Anti-government militias, among those receiving more measured interventions from Facebook, “present the most lethal [domestic violent extremist] threat” to the U.S., intelligence officials concluded earlier this year, a view shared by many nongovernmental researchers. A crucial difference between alleged foreign terror groups and say, the Oath Keepers, is that domestic militia groups have considerable political capital and support on the American right. The Militarized Social Movement entries “do seem to be created in response to more powerful organizations and ethnic groups breaking the rules pretty regularly,” said Ángel Díaz, of UCLA School of Law, “and [Facebook] feeling that there needs to be a response, but they didn’t want the response to be as broad as it was for the terrorism portion, so they created a subcategory to limit the impact on discourse from politically powerful groups.” For example, the extreme-right movement known as “boogaloo,” which advocates for a second Civil War, is considered a Militarized Social Movement, which would make it subject to the relatively lenient Tier 3 rules. Facebook has only classified as Tier 1 a subset of boogaloo, which it made clear was “distinct from the broader and loosely-affiliated boogaloo movement.”

A Facebook spokesperson categorically denied that Facebook gives extremist right-wing groups in the U.S. special treatment due to their association with mainstream conservative politics.
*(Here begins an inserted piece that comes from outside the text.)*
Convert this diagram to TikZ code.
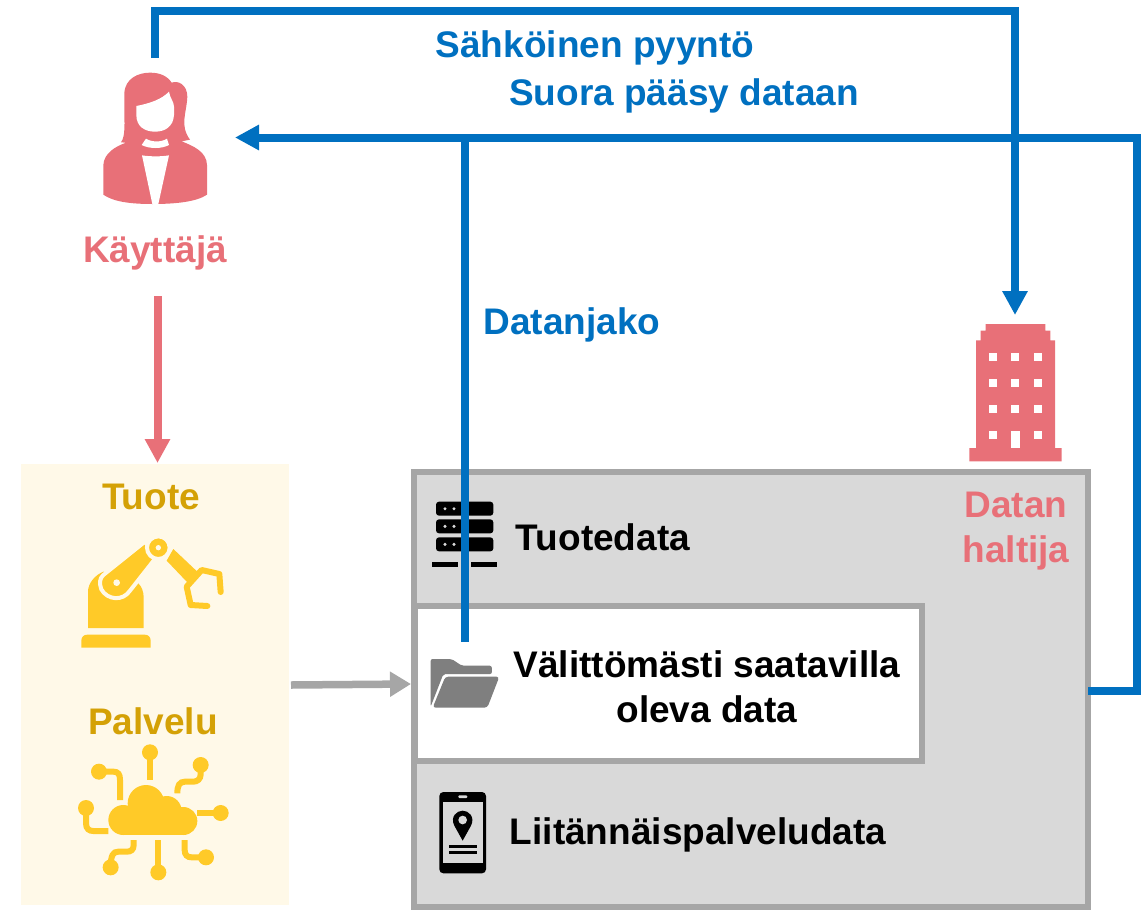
\documentclass[tikz,border=0pt]{standalone}
\usepackage{fontspec}
\setmainfont{Liberation Sans}
\usetikzlibrary{arrows.meta}
\definecolor{blueline}{HTML}{0070C0}
\definecolor{pinkc}{HTML}{E87078}
\definecolor{goldtxt}{HTML}{D4A106}
\definecolor{goldic}{HTML}{FFCA28}
\definecolor{creamc}{HTML}{FFF9E8}
\definecolor{grayline}{HTML}{A6A6A6}
\definecolor{grayfill}{HTML}{D9D9D9}
\definecolor{folderc}{HTML}{7F7F7F}
\tikzset{
  lbl/.style={font=\fontsize{37}{41}\selectfont\bfseries,inner sep=0pt,align=center},
  bluelbl/.style={lbl,text=blueline},
  pinklbl/.style={lbl,text=pinkc},
  goldlbl/.style={lbl,text=goldtxt},
  blacklbl/.style={lbl,text=black},
  blueconn/.style={draw=blueline,line width=8pt},
  bluearrow/.style={blueconn,-{Triangle[length=24pt,width=24pt]}},
  boxstyle/.style={draw=grayline,line width=6pt,inner sep=0pt,outer sep=0pt,anchor=north west},
  wire/.style={draw=goldic,line width=6pt},
}
\begin{document}
\begin{tikzpicture}[x=1pt,y=-1pt]
\useasboundingbox (0,0) rectangle (1143,911);
% panels
\node[fill=creamc,inner sep=0pt,outer sep=0pt,anchor=north west,minimum width=268pt,minimum height=441pt] (productpanel) at (21,464) {};
\node[boxstyle,fill=grayfill,minimum width=674pt,minimum height=435pt] (datapanel) at (414,472) {};
\node[boxstyle,fill=white,minimum width=507pt,minimum height=155pt] (readybox) at (415,606) {};
% connector ends
\coordinate (userTop) at (155,58);
\coordinate (c1a) at (155,11);
\coordinate (c1b) at (1015,11);
\coordinate (holderTop) at (1015,315);
\coordinate (panelOut) at (1088,691);
\coordinate (c2a) at (1137,691);
\coordinate (c2b) at (1137,137.5);
\coordinate (userRight) at (235,137.5);
\coordinate (shareStart) at (465,641.5);
\coordinate (shareEnd) at (465,137.5);
\coordinate (userBottom) at (157.5,296);
\coordinate (productTop) at (157.5,463);
\coordinate (productRight) at (291,685);
\coordinate (readyLeft) at (411,684);
% woman
\begin{scope}[shift={(60,50)},scale=1/3]
\fill[pinkc] (183,277) .. controls (197,258) and (193,220) .. (193,170) -- (193,130)
  .. controls (195,85) and (235,68) .. (270,68) .. controls (300,68) and (322,78) .. (335,98)
  .. controls (355,90) and (382,105) .. (382,140) .. controls (380,190) and (358,225) .. (390,269)
  -- (365,274) .. controls (400,288) and (440,305) .. (441,345) -- (441,434)
  .. controls (410,455) and (350,462) .. (277,462) .. controls (210,462) and (160,455) .. (130,434)
  -- (130,345) .. controls (132,310) and (165,290) .. (198,278) -- cycle;
\fill[white] (229,168) .. controls (270,160) and (305,148) .. (327,125) .. controls (330,145) and (342,155) .. (342,170)
  -- (342,195) .. controls (340,230) and (315,245) .. (285,245) .. controls (255,245) and (229,230) .. (229,195) -- cycle;
\fill[white] (258,266) .. controls (275,277) and (305,277) .. (321,266) -- (327,285) .. controls (305,297) and (268,297) .. (245,285) -- cycle;
\fill[white] (246,316) .. controls (270,320) and (305,320) .. (327,316) -- (295,462) -- (277,462) -- cycle;
\end{scope}
% robot
\begin{scope}[shift={(60,520)},scale=1/3]
\fill[goldic] (64,383) -- (64,362) .. controls (64,350) and (72,344) .. (82,344) -- (254,344) .. controls (264,344) and (272,350) .. (272,362) -- (272,383) -- cycle;
\fill[goldic] (84,324) -- (84,215) .. controls (84,190) and (105,165) .. (130,155) -- (235,190) .. controls (245,200) and (251,215) .. (251,232) -- (251,324) -- cycle;
\filldraw[fill=goldic,draw=creamc,line width=4pt] (130,165) -- (256,64) -- (284,118) -- (210,212) .. controls (188,245) and (142,240) .. (124,208) .. controls (118,190) and (118,176) .. (130,165) -- cycle;
\fill[creamc] (170,188) circle (10);
\filldraw[fill=goldic,draw=creamc,line width=4pt] (295,83) circle (34);
\fill[creamc] (295,83) circle (8);
\fill[goldic] (340,87) -- (412,155) -- (382,187) -- (320,122) -- cycle;
\draw[goldic,line width=6pt,line cap=round,line join=round] (482,216) -- (478,162) -- (425,150) -- (380,200) -- (392,255) -- (442,258);
\end{scope}
% cloud
\begin{scope}[shift={(60,735)},scale=1/3]
\fill[goldic] (190,255) circle (45) (258,205) circle (55) (320,228) circle (45) (370,258) circle (42);
\fill[goldic] (190,230) rectangle (370,300);
\foreach \cx/\cy in {270/52,422/90,482/234,438/367,295/412,152/397,78/219,117/110}
  \fill[goldic] (\cx,\cy) circle (24);
\draw[wire] (270,52) -- (270,135);
\draw[wire] (422,100) -- (422,118) .. controls (422,132) and (412,140) .. (400,140) -- (375,140) .. controls (358,140) and (352,152) .. (352,175);
\draw[wire] (412,234) -- (482,234);
\draw[wire] (374,315) -- (374,345) .. controls (374,360) and (382,367) .. (395,367) -- (438,367);
\draw[wire] (295,315) -- (295,412);
\draw[wire] (221,315) -- (221,330) .. controls (221,345) and (212,350) .. (200,350) -- (175,350) .. controls (160,350) and (152,360) .. (152,397);
\draw[wire] (78,219) -- (78,265) .. controls (78,282) and (88,288) .. (100,288) -- (145,288);
\draw[wire] (117,110) -- (160,110) .. controls (175,110) and (180,118) .. (180,135) -- (180,195);
\end{scope}
% building
\begin{scope}[shift={(950,310)},scale=1/3]
\fill[pinkc] (107,42) -- (286,42) -- (286,62) -- (301,62) -- (301,91) -- (315,91) -- (315,414) -- (335,414) -- (335,454) -- (58,454) -- (58,414) -- (78,414) -- (78,91) -- (92,91) -- (92,62) -- (107,62) -- cycle;
\foreach \wx in {117,184,252}
  \foreach \wy in {130,207,285}
    \fill[white] (\wx,\wy) rectangle ++(24,24);
\fill[white] (117,362) rectangle ++(24,24);
\fill[white] (252,362) rectangle ++(24,24);
\fill[white] (184,362) rectangle ++(25,52);
\end{scope}
% server
\begin{scope}[shift={(410,490)},scale=1/3]
\foreach \sy in {35,88,142}{
  \fill[black,rounded corners=3pt] (78,\sy) rectangle ++(172,42);
  \fill[grayfill] (105,\sy+21) circle (5) (132,\sy+21) circle (5);
}
\fill[black] (67,216) rectangle (145,232);
\fill[black] (183,216) rectangle (261,232);
% folder
\fill[folderc,rounded corners=2pt] (62,650) -- (62,507) -- (125,507) -- (155,527) -- (245,527) -- (246,552) -- (100,552) -- cycle;
\fill[folderc,rounded corners=3pt] (68,653) -- (106,560) -- (268,560) -- (232,653) -- cycle;
\end{scope}
% phone
\begin{scope}[shift={(410,770)},scale=1/3]
\fill[black,rounded corners=4pt] (88,66) rectangle (228,310);
\fill[grayfill] (98,95) rectangle (218,280);
\fill[grayfill,rounded corners=1pt] (145,76) rectangle (172,84);
\fill[black] (158,212) -- (133,167) .. controls (120,140) and (140,122) .. (158,122) .. controls (176,122) and (196,140) .. (183,167) -- cycle;
\fill[grayfill] (158,150) circle (13);
\fill[black] (117,225) rectangle (201,235);
\fill[black] (117,243) rectangle (201,252);
\end{scope}
% connectors
\draw[bluearrow] (userTop) -- (c1a) -- (c1b) -- (holderTop);
\draw[bluearrow] (panelOut) -- (c2a) -- (c2b) -- (userRight);
\draw[blueconn] (shareStart) -- (shareEnd);
\draw[draw=pinkc,line width=8pt,-{Triangle[length=24pt,width=24pt]}] (userBottom) -- (productTop);
\draw[draw=grayline,line width=7.5pt,-{Triangle[length=21pt,width=24pt]}] (productRight) -- (readyLeft);
% labels
\node[bluelbl] (lblRequest) at (595,48) {Sähköinen pyyntö};
\node[bluelbl] (lblAccess) at (684,96) {Suora pääsy dataan};
\node[bluelbl] (lblShare) at (572,325) {Datanjako};
\node[pinklbl] (lblUser) at (155,253) {Käyttäjä};
\node[pinklbl] (lblHolder1) at (1016,505) {Datan};
\node[pinklbl] (lblHolder2) at (1016,553) {haltija};
\node[goldlbl] (lblProduct) at (151,497) {Tuote};
\node[goldlbl] (lblService) at (153,721) {Palvelu};
\node[blacklbl] (lblProdData) at (603,537) {Tuotedata};
\node[blacklbl] (lblReady1) at (707,664) {Välittömästi saatavilla};
\node[blacklbl] (lblReady2) at (707,709) {oleva data};
\node[blacklbl] (lblAddon) at (698,835) {Liitännäispalveludata};
\end{tikzpicture}
\end{document}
They added that the company tiers groups based on their behavior, stating, “Where American groups satisfy our definition of a terrorist group, they are designated as terrorist organizations (E.g. The Base, Atomwaffen Division, National Socialist Order). Where they satisfy our definition of hate groups, they are designated as hate organizations (For example, Proud Boys, Rise Above Movement, Patriot Front).”